The train delivered more than just townships; it offered a solid template of how racial segregation could be enforced by offering first, second and third class compartments assigned according to racial hierarchy. This was replicated in the city settlements that were set aside for Whites, Indians, Arabs and Africans.

Some things never change. The land question continues to fester, as it did when our forebears protested the annexation of local lands to pave way for the rail.

And if the old rail was the most expensive investment that the British made in Kenya, they recouped, and continue to recoup their investment by shipping out what the land could produce.

Similarly, the new rail is the most expensive infrastructural investment in our history, underwritten by the Chinese. I have no idea what they hope to ship away, but our children and their children will repay that debt.
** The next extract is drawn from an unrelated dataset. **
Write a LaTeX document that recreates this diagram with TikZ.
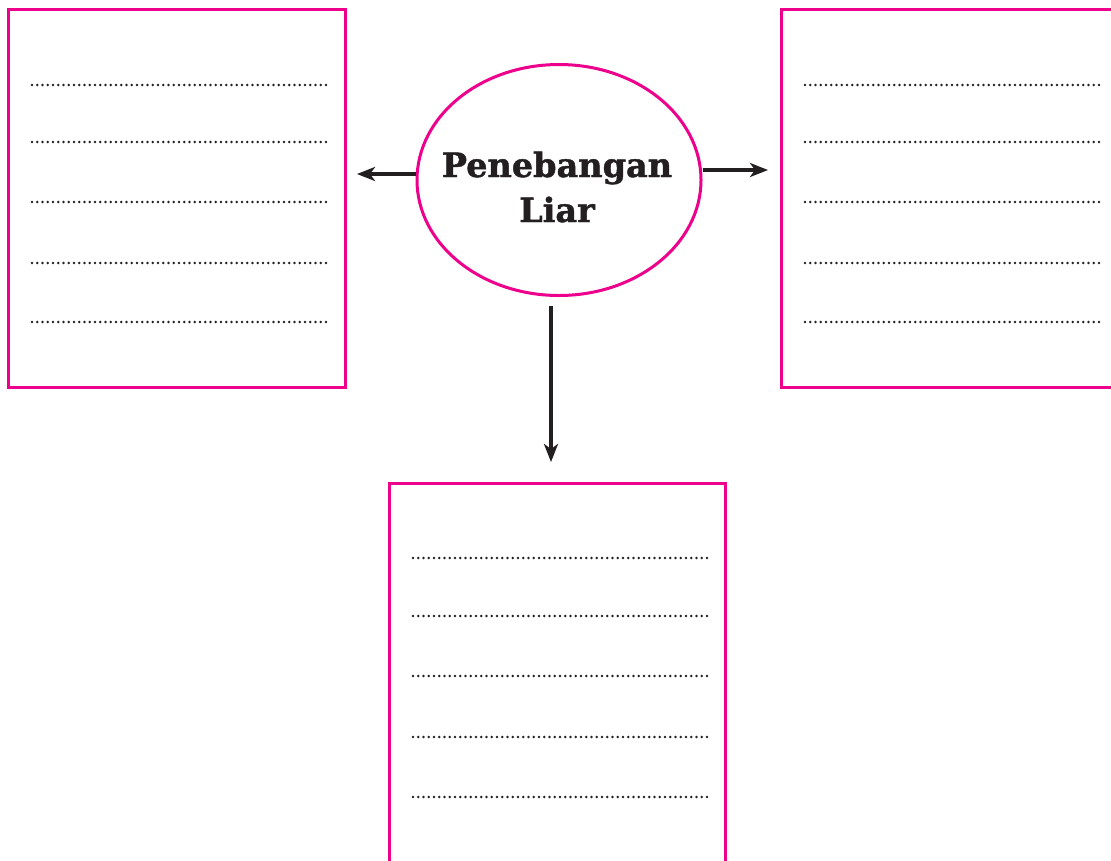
\documentclass[tikz,border=0pt]{standalone}
\usepackage{fontspec}
\newfontfamily\titlefont[BoldFeatures={FakeBold=1.3}]{DejaVu Serif}
\usetikzlibrary{shapes.geometric,arrows.meta}
\definecolor{pinkline}{HTML}{EC008C}
\definecolor{inkdark}{HTML}{231F20}
\begin{document}
\begin{tikzpicture}[x=1pt,y=-1pt,
  box/.style={draw=pinkline,line width=3pt,rectangle,inner sep=0pt},
  oval/.style={draw=pinkline,line width=3pt,ellipse,inner sep=0pt,minimum width=284pt,minimum height=231pt},
  arr/.style={draw=inkdark,line width=3.4pt,-{Stealth[length=18pt,width=14pt,inset=5pt]}},
  dotline/.style={draw=inkdark,line width=2.8pt,line cap=round,dash pattern=on 0pt off 5.25pt},
  title/.style={font=\titlefont\bfseries\fontsize{33.5}{45}\selectfont,text=inkdark,anchor=base,inner sep=0pt}]
\useasboundingbox (0,0) rectangle (1111,860);
\clip (0,0) rectangle (1111,860);
% boxes
\node[box,minimum width=337pt,minimum height=378pt] (L) at (176.5,198) {};
\node[box,minimum width=349pt,minimum height=378pt] (R) at (955.5,198) {};
\node[box,minimum width=336pt,minimum height=397pt] (B) at (557,681.5) {};
% central ellipse
\node[oval] (c) at (559,180) {};
\node[title] (t1) at (557,177) {Penebangan};
\node[title] (t2) at (557,222) {Liar};
% arrows
\coordinate (la) at (357,174);
\coordinate (ra) at (768,170);
\coordinate (da) at (551,462);
\draw[arr] (c.west |- la) -- (la);
\draw[arr] (c.east |- ra) -- (ra);
\draw[arr] ([yshift=-9pt]c.south -| da) -- (da);
% dotted lines
\foreach \y in {85,142,202,263,322}{
  \draw[dotline] (32,\y) -- (327,\y);
  \draw[dotline] (805,\y) -- (1100,\y);
}
\foreach \y in {558,616,676,737,797}{
  \draw[dotline] (413,\y) -- (708,\y);
}
\end{tikzpicture}
\end{document}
Talking about children, I met my childhood chum, Mburi, about 10 years after leaving St Paul’s. He was then a moustachioed youth in a big Afro. “I-am-a-preacher,” he announced in his slow speech.

DARKENED REGGAE NIGHTSPOT

It was around that time that I also met Benja in a darkened reggae nightspot, where he was swinging with a young, white woman. His face lit up delightfully, as it did at the sight of his lost, green knapsack, long time ago.

“Benja operates between Mombasa and Nairobi,” another former classmate confided afterwards. “He goes fishing for white women in the beaches of Mombasa…”

The bright boy from my class became a top technocrat, his claim to fame being his implication in the theft of Sh5bn from a government ministry.

I have no idea if Mburi and Benja’s life choices were in any way influenced by their memorable trip to the coast, or if the bright-boy-turned-big-thief was tempted into larceny by the blistering walks by the railway.

But I have no doubt that the train ride to Mombasa was a defining moment. I became a storyteller, first retelling tales about reggae that were first shared in those walks by the railway, for readers in this newspaper. And 30 years later, I would return to the story of the rail, drawing from the 1985 trip as foundational memory — the first and last time I took the rail from Nairobi to Mombasa.

The ocean remains a powerful symbol of the endless possibilities that the world can offer, and I am glad that the train delivered there, some 30 years ago.